There are three basic types of blackberries grown in the Northwest, especially in Oregon and Washington. There is a native, trailing variety. There is the so-called Evergreen blackberry, R. lacianatus, introduced in the mid-1800s to Oregon from England, where it is a native wild blackberry. It quickly spread throughout the Pacific Northwaest by birds. Then there is the invasive non-native Himalyan Blackberry, actually a German variety known as R. procerus. This is the common blackberry that is ubiquitous along roadsides, or the edges of human habitation, with thick canes, and a habit of taking over anywhere it finds a crevice.
Raspberries unlike blackberries and dewberries, their close relatives, have a hollow core; the berry pulls away from the vine, and leaves a pale plug behind. If it doesn't come away easily, it isn't ripe. Leave that berry on the vine for later, and find one that's truly ripe.
Black raspberries are a North American native, sometimes called blackcaps by growers, they really are a black Raspberry, complete with a hollow core.
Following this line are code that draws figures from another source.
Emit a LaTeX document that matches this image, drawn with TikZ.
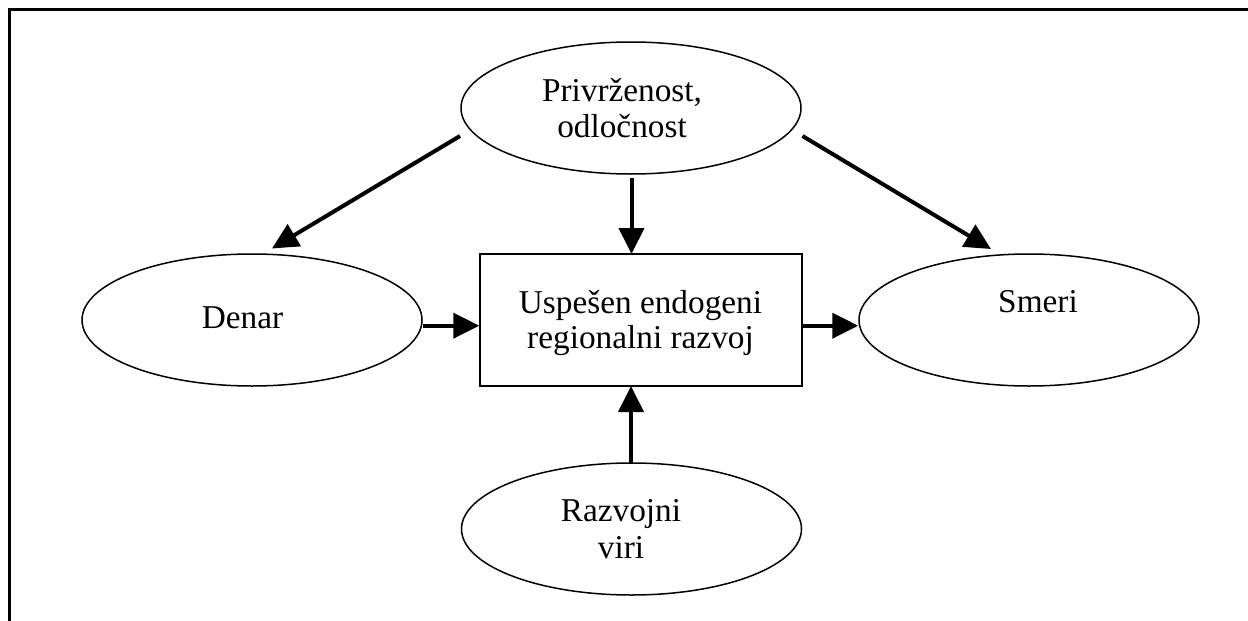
\documentclass[tikz,border=0pt]{standalone}
\usepackage{fontspec}
\setmainfont{Liberation Serif}
\usetikzlibrary{shapes.geometric,arrows.meta}
\tikzset{
  ell/.style={draw, ellipse, line width=1.5pt, minimum width=340pt, minimum height=132pt, inner sep=0pt},
  box/.style={draw, rectangle, line width=1.5pt, minimum width=322pt, minimum height=132pt, inner sep=0pt},
  txt/.style={anchor=base, inner sep=0pt, font=\fontsize{33.3}{36}\selectfont},
  arr/.style={line width=4pt, -{Triangle[length=26pt,width=25pt]}},
  frame/.style={line width=3pt}
}
\begin{document}
\begin{tikzpicture}[x=1pt,y=-1pt]
\useasboundingbox (0,0) rectangle (1248,621);
% frame (top and left only)
\coordinate (f0) at (9.5,621);
\coordinate (f1) at (9.5,9.5);
\coordinate (f2) at (1248,9.5);
\draw[frame] (f0) -- (f1) -- (f2);
% shapes
\node[ell] (top) at (631,108) {};
\node[ell] (den) at (252,320) {};
\node[ell] (sme) at (1029,320) {};
\node[ell] (raz) at (631.5,529) {};
\node[box] (ctr) at (641,320) {};
% texts
\node[txt] (t1) at (622,101) {Privrženost,};
\node[txt] (t2) at (622,137) {odločnost};
\node[txt] (t3) at (242.5,328) {Denar};
\node[txt] (t4) at (1038,312.7) {Smeri};
\node[txt] (t5) at (640.5,313) {Uspešen endogeni};
\node[txt] (t6) at (640.5,348) {regionalni razvoj};
\node[txt] (t7) at (621,521.7) {Razvojni};
\node[txt] (t8) at (621,558) {viri};
% connector end points
\coordinate (dl0) at (460,136);
\coordinate (dl1) at (272,248.5);
\coordinate (dr0) at (802.5,136);
\coordinate (dr1) at (991,249);
\coordinate (v0) at (631.5,178);
\coordinate (v1) at (631.5,254);
\coordinate (h0) at (den.east |- 0,325.7);
\coordinate (h1) at (ctr.west |- 0,325.7);
\coordinate (h2) at (ctr.east |- 0,325.7);
\coordinate (h3) at (sme.west |- 0,325.7);
\coordinate (b0) at (631,463);
\coordinate (b1) at (631,386);
% arrows
\draw[arr] (dl0) -- (dl1);
\draw[arr] (dr0) -- (dr1);
\draw[arr] (v0) -- (v1);
\draw[arr] (h0) -- (h1);
\draw[arr] (h2) -- (h3);
\draw[arr] (b0) -- (b1);
\end{tikzpicture}
\end{document}
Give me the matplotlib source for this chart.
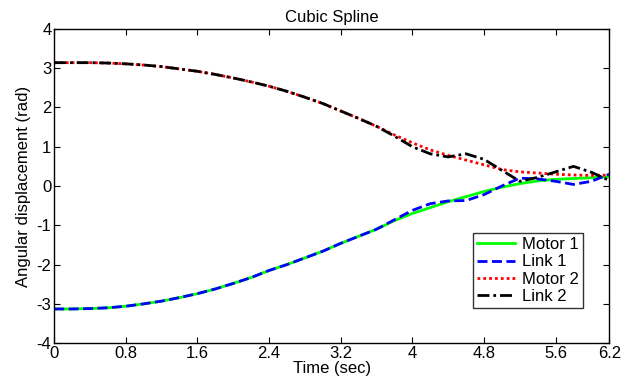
import numpy as np
import matplotlib.pyplot as plt

plt.rcParams['font.family'] = ['Liberation Sans', 'DejaVu Sans']
plt.rcParams['axes.unicode_minus'] = False

# time grid (sec)
t = np.arange(0, 6.21, 0.2)

# shared part of the trajectories (0 .. 3.6 s)
upper_common = [3.14, 3.14, 3.14, 3.13, 3.11, 3.08, 3.04, 2.98, 2.92, 2.84,
                2.75, 2.65, 2.54, 2.41, 2.26, 2.10, 1.91, 1.72, 1.52]
lower_common = [-3.13, -3.13, -3.12, -3.10, -3.06, -3.00, -2.93, -2.84, -2.74, -2.62,
                -2.48, -2.33, -2.15, -2.00, -1.83, -1.66, -1.46, -1.28, -1.10]

# 3.8 .. 6.2 s
motor1_tail = [-0.88, -0.70, -0.55, -0.40, -0.27, -0.14, -0.03, 0.06, 0.13, 0.17, 0.19, 0.21, 0.24]
link1_tail = [-0.86, -0.62, -0.45, -0.38, -0.37, -0.22, 0.00, 0.20, 0.18, 0.12, 0.04, 0.12, 0.30]
motor2_tail = [1.30, 1.10, 0.92, 0.78, 0.66, 0.54, 0.42, 0.36, 0.33, 0.30, 0.28, 0.27, 0.28]
link2_tail = [1.27, 1.00, 0.82, 0.74, 0.82, 0.68, 0.40, 0.12, 0.22, 0.36, 0.50, 0.35, 0.14]

motor1 = lower_common + motor1_tail
link1 = lower_common + link1_tail
motor2 = upper_common + motor2_tail
link2 = upper_common + link2_tail

xticks = [0, 0.8, 1.6, 2.4, 3.2, 4, 4.8, 5.6, 6.2]
xticklabels = ['0', '0.8', '1.6', '2.4', '3.2', '4', '4.8', '5.6', '6.2']

fig = plt.figure(figsize=(6.23, 3.8), dpi=100)
ax = fig.add_axes([0.087, 0.097, 0.891, 0.827])

lw = 2.0
ax.plot(t, motor1, color=(0, 1, 0), lw=lw, label='Motor 1')
ax.plot(t, link1, color=(0, 0, 1), lw=lw, ls=(0, (3.6, 1.6)), label='Link 1')
ax.plot(t, motor2, color=(1, 0, 0), lw=lw, ls=(0, (1, 1.1)), label='Motor 2')
ax.plot(t, link2, color='k', lw=lw, ls=(0, (4.3, 1.4, 1, 1.4)), label='Link 2')

ax.set_xlim(0, 6.2)
ax.set_ylim(-4, 4)
ax.set_xticks(xticks)
ax.set_xticklabels(xticklabels)
ax.set_yticks(range(-4, 5))
ax.tick_params(direction='in', top=True, right=True, labelsize=12, length=4, width=0.8, pad=2)
for s in ax.spines.values():
    s.set_linewidth(1.0)

ax.set_title('Cubic Spline', fontsize=12, pad=5)
ax.set_xlabel('Time (sec)', fontsize=12, labelpad=0)
ax.set_ylabel('Angular displacement (rad)', fontsize=12, labelpad=4)

leg = ax.legend(loc='lower right', bbox_to_anchor=(0.953, 0.111), fontsize=12,
                frameon=True, fancybox=False, edgecolor='k', handlelength=2.3,
                borderpad=0.25, labelspacing=0.14, handletextpad=0.4, borderaxespad=0)
leg.get_frame().set_linewidth(1.0)

fig.savefig('out.png', dpi=100)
Marion berries are a Chehalem blackberry and Olallie blackberry cross, and dubbed the Marion blackberry or Marionberry by their crosser, George F. Waldo in 1956. They're especially successful as a berry crop in Western Oregon, particularly in their namesake, Marion County.
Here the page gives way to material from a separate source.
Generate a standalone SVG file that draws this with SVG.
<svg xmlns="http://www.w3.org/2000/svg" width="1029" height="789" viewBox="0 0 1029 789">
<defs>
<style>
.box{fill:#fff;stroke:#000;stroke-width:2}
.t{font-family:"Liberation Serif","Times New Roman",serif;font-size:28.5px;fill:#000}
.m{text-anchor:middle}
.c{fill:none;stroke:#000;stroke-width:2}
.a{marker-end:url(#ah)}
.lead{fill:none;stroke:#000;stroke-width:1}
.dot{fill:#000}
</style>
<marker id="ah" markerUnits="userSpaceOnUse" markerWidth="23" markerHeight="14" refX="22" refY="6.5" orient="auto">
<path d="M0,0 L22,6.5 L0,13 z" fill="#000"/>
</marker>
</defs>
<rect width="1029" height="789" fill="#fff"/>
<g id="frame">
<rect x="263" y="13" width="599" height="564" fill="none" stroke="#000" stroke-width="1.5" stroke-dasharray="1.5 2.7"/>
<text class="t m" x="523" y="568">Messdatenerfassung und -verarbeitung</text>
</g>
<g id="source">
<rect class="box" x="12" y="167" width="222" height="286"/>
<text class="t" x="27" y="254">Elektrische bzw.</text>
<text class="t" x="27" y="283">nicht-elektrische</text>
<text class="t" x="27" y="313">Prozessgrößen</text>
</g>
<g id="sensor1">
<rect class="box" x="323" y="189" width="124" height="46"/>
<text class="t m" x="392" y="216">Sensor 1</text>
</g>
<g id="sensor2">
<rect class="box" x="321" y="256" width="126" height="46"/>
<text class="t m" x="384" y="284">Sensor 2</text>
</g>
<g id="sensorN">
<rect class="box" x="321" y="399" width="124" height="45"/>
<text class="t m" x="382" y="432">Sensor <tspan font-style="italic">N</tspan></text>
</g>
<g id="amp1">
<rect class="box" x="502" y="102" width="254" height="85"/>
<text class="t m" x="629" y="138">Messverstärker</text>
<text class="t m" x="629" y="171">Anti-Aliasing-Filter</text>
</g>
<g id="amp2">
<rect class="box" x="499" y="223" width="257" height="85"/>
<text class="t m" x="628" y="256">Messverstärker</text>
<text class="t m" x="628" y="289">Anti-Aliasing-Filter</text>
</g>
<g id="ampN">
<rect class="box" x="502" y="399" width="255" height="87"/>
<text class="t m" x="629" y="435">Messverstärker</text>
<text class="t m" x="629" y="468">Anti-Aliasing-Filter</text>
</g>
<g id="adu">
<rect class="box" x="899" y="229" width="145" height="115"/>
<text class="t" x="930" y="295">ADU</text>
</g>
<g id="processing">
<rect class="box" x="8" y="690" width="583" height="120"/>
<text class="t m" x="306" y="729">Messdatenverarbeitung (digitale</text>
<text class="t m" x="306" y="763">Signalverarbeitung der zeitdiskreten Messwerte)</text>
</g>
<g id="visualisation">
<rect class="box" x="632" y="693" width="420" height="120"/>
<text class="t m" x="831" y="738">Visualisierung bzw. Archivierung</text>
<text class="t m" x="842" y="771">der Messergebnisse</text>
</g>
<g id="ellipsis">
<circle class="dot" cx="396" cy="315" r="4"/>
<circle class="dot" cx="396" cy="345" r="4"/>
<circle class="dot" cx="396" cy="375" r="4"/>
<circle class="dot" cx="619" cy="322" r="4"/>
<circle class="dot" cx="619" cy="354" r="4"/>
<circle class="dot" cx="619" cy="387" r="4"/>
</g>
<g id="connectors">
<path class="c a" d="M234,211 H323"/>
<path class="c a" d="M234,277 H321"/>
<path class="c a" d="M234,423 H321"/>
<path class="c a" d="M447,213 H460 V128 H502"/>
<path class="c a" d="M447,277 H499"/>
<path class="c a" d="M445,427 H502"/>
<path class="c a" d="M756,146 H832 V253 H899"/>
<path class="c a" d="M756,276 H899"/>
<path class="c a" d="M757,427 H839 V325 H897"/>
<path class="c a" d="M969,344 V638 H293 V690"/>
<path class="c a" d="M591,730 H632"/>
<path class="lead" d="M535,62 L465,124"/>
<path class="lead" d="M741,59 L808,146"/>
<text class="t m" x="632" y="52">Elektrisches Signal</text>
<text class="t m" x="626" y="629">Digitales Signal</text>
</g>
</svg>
Boysenberries were a cross between a European raspberry (Rubus idaeus), a Common blackberry (Rubus fruticosus), and a Loganberry (Rubus × loganobaccus), made in the early 1900s by a farmer named Boysen. Walter Knott, from Southern California or Knott's Berry Farm fame rescued a few straggling vines from Boysen's deserted farm, and began to cultivate the berries.
Loganberries were the result of the first recorded deliberate attempt to create a blackberry cross. In the 1880s, Judge J.H. Logan in Santa Cruz, California, began to deliberately cross two blackberries. He did not realize that a raspberry cane was growing right next to his two blackberry cultivars. All three canes flowered and fruited, and Judge Logan planted their seeds. The seeds resulted in 50 plants, one of which was similar to the blackberry, but both larger and stronger; this cultivar became known as the Loganberry, a cross between a blackberry and a raspberry. The other plants were what became known as the Mammoth Blackberry. The Loganberry, while a deep red and abundant producer is typically too tart to eat on their own, but fine when used for pies or wine—and a fabulous root-stock, and cross.
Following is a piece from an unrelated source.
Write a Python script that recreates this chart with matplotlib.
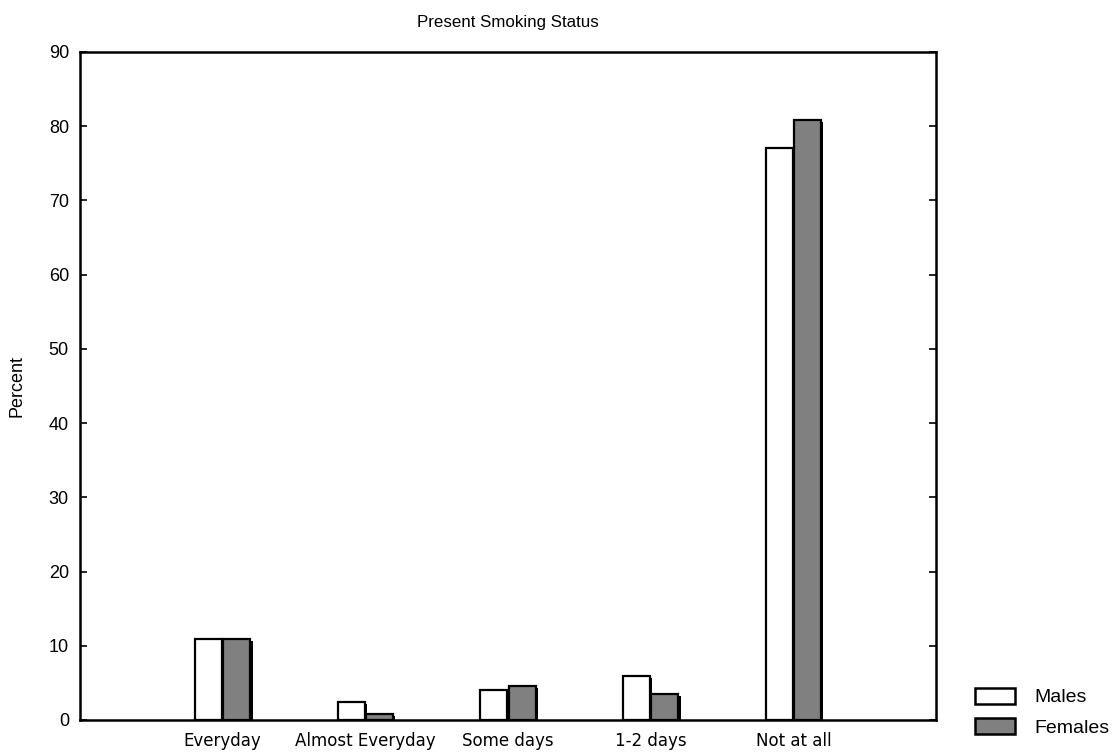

Huckleberries are native to North America, and generally belong to one of two varieties, both members of the family Ericaceae, in two separate species, Vaccinium, the red huckleberry found especially in coastal California and parts north, including Washington and Oregon and Gaylussacia, a generally smaller and darker species. Huckleberries, even the red ones, are frequently mistaken for blueberries, though they are easily distinguished. Huckleberries have 10 larger seeds in each berry, while blueberries have many tiny, almost unnoticeable seeds (nobody pits blueberries). Berries, even on the same bush, can range in color from a dark, almost cranberry red, to deep purple, with blue somewhere in the middle. Washington State's Gifford Pinchot National Forest is known for its many huckleberry bushes, and issues permits for picking.
Blueberries have been commercially grown in Washington and Oregon for about fifty years, but in the last ten, they've taken off. Blueberries, long a hit for their amazing flavor, durability, and multitude of uses, are praised for their high levels of antioxidants. They are far more palatable than cranberries, easier to eat, and just about as high in antioxidants.